THE PRICE OF BEAUTY
It's just another sign that my fun-filled life as I know it is changing ... and not for the good.
You see, I've always had kind of a thing for shoes - high-heeled sexy numbers that will take any proper, corporate-looking outfit and give it some ZING, some FLARE, some POSH. The higher, the better, in my opinion, since I am short and like to think I can disguise my munchkin-stature, as well as thin out my pudgy frame, by wobbling around on 3 1/2-inch stilettos. This way, according to my fragile and misguided psyche, people won't know I am short and fat. They will instead just think I have no balance and am drunk since I can't walk in a straight line.
Besides, when I get home, these fun high-heeled numbers can double as come-fuck-me pumps. So you see, pretty shoes are not just good for the ego, the confidence, and the wardrobe, they can also jazz up your sex life.
Pretty shoes are also the best way to lift depression in any woman. If you go shopping for clothes, you run the risk of looking fat in them, or having to buy a size bigger. Shoes never make you feel fat. Having to get those pink pumps in a bigger size does not make you curl up in a fetal position as you sob and swear off Ben and Jerry's for good. Unlike mini-skirts or jeans, shoes are always your friend and go with you through all stages of life -- through the 20 pounds you lost last year on Southbeach, to the 40 pounds you gained this year when you decided that you'd only eat vegetables that are deep fried.
But in the last year or so, my shoes - my dear friends - have started to let me down. It's not so easy to walk in them anymore. They rub, they pinch, and they make my arches and calves ache. Before, they didn't seem to bother me. But I suppose 20 years of cramming my toes into a point and making my foot stand at a 90 degree angle to the floor is staring to take a toll on my poor footsies.
Yet I press on. Today, for example, I have had to tape my pinky toe and apply cream to the top of my foot where the shoe rubs to keep from bleeding. I make an effort not to wince as I walk to the copy machine, and try to combine trips so as not to have to retrace any steps, lest those be the last steps I can take. I'm afraid that when I go to see my boss for an important meeting today, that I may accidentally cry out as I walk across his office. But damnit, I will look good! Cause these shoes are HOT! And if the pinky toe continues to feel like it is being crushed and causing those pesky jolts of pain to shoot up my leg, there's always the option of amputating. What do you need a pinky toe for anyway?

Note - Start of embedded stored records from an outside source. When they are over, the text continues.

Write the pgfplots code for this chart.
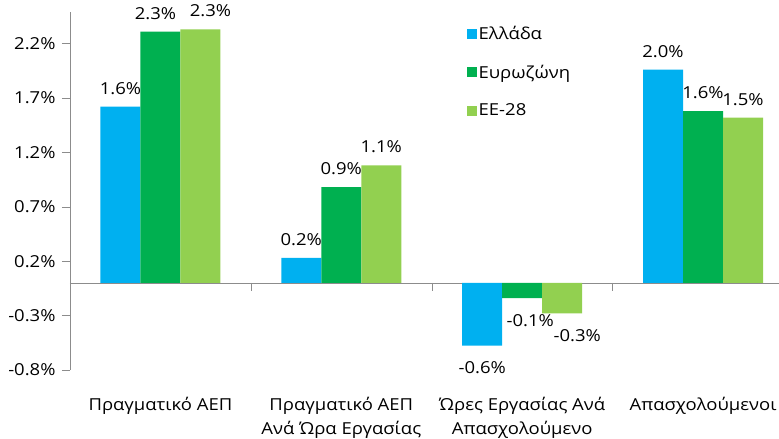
\documentclass[border=0pt]{standalone}
\usepackage{fontspec}
\setmainfont{Open Sans}[FakeStretch=1.12]
\usepackage{pgfplots}
\pgfplotsset{compat=1.18}
\usepackage{pgfplotstable}
\definecolor{cblue}{HTML}{00B0F0}
\definecolor{cgreen}{HTML}{00B050}
\definecolor{clight}{HTML}{92D050}
\definecolor{axgray}{HTML}{8C8C8C}

\pgfplotstableread{
x y
0 1.62
1 0.23
2 -0.575
3 1.96
}\greece
\pgfplotstableread{
x y
0 2.31
1 0.88
2 -0.14
3 1.58
}\eurozone
\pgfplotstableread{
x y
0 2.33
1 1.08
2 -0.28
3 1.52
}\eut

\begin{document}
\begin{tikzpicture}[font=\fontsize{16.5}{24}\selectfont]
\begin{axis}[
  name=ax,
  scale only axis, width=709pt, height=358pt,
  xmin=-0.5, xmax=3.42, ymin=-0.8, ymax=2.49,
  axis x line*=bottom, x axis line style={draw=none},
  axis y line*=left, y axis line style={axgray},
  tick align=outside, major tick length=8pt,
  ytick={-0.8,-0.3,0.2,0.7,1.2,1.7,2.2},
  ytick style={axgray},
  yticklabel={\pgfmathprintnumber[fixed,precision=1,fixed zerofill]{\tick}\%},
  /pgf/number format/assume math mode=true,
  y tick label style={xshift=-3pt},
  xtick={0,1,2,3},
  xtick style={draw=none},
  xticklabels={Πραγματικό ΑΕΠ,{Πραγματικό ΑΕΠ\\Ανά Ώρα Εργασίας},{Ώρες Εργασίας Ανά\\Απασχολούμενο},Απασχολούμενοι},
  x tick label style={align=center, yshift=-16pt},
  extra y ticks={0}, extra y tick labels={},
  extra y tick style={grid=major, major grid style={axgray}, major tick length=0pt},
  ybar=0pt, bar width=40pt,
  point meta=y,
  nodes near coords={\pgfmathprintnumber[fixed,precision=1,fixed zerofill]{\pgfplotspointmeta}\%},
  nodes near coords align=vertical,
  every node near coord/.append style={inner ysep=14pt, yshift=-2pt},
  visualization depends on={x \as \xx},
  legend cell align=left,
  legend style={at={(axis description cs:0.555,0.972)}, anchor=north west,
    draw=none, fill=none, row sep=20pt},
  legend image code/.code={\fill[#1] (0pt,-5pt) rectangle (10pt,5pt);},
]
\addplot[fill=cblue, draw=none] table[x=x,y=y] {\greece};
\addplot[fill=cgreen, draw=none,
  every node near coord/.append style={xshift={(\xx<0.5)*(-5)+(\xx>1.5)*(\xx<2.5)*8}}] table[x=x,y=y] {\eurozone};
\addplot[fill=clight, draw=none,
  every node near coord/.append style={xshift={(\xx<0.5)*(10)+(\xx>1.5)*(\xx<2.5)*15}}] table[x=x,y=y] {\eut};
\legend{Ελλάδα,Ευρωζώνη,ΕΕ-28}
\draw[axgray] (axis cs:0.5,0) -- ([yshift=-8pt]axis cs:0.5,0);
\draw[axgray] (axis cs:1.5,0) -- ([yshift=-8pt]axis cs:1.5,0);
\draw[axgray] (axis cs:2.5,0) -- ([yshift=-8pt]axis cs:2.5,0);
\end{axis}
\pgfresetboundingbox
\path[use as bounding box] ([xshift=-70pt,yshift=-69pt]ax.south west) rectangle ([yshift=12pt]ax.north east);
\end{tikzpicture}
\end{document}
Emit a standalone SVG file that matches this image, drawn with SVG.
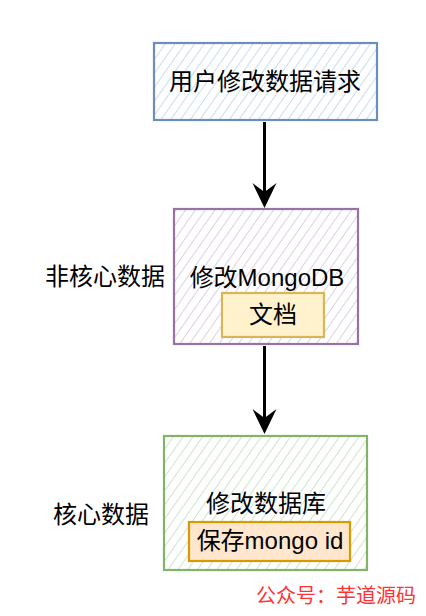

I went to a shoe store with a friend recently - a friend who is also starting to feel the effects of wearing cute, high-heeled shoes. She picked up a couple pairs of flats to show me - "This is what we should start wearing," she told me.
I looked at them - those ugly, flat, shapeless and sexless shoes. I just couldn't do it. I know people wear them ... but outside of covering up their foot and making it comfortable to walk in, what was the purpose?
But I'm afraid if I don't start wearing those ugly, sensible shoes, I will be so crippled up I'll have to even resort to something worse - like orthopedic shoes. Those shoes would make a guy who just got out of prison lose his erection.
Maybe I just need to find a happy medium - like switching from 3 1/2 inch heels to 2 1/2 inches. I can just slowly trade my way down over the next few years until I'm too old to care. Of course by then I may not have any toes left, and will have to use a walker. But I'll look good right up until then! And if I'm ever caught by terrorists and tortured, they won't be able to get a thing out of me, since I'm used to living in extreme pain already.
In the meantime, I'm going to see if I can get one of my coworkers to help me hobble to my car today after work. If beauty is pain, I just may be the most beautiful woman in the world right now - after all, bloody and scarred feet are in, right?





HAHAHAHAHAHAHAHAHAHAHAHAHAHAHAHA!!
I just spit up a bit of my diet coke reading this. You really should provide some sort of bib to your readers.
Everything you said was true. Painful, but true. If THEY can put men on the moon and engineer bridges that can withstand earthquakes, why can't THEY make a comfortable, sexy, high heeled shoe? I personally think it is a conspiracy against women and drag queens. Until THEY get it together, we really only have two options...bloody stumps or amputated toes.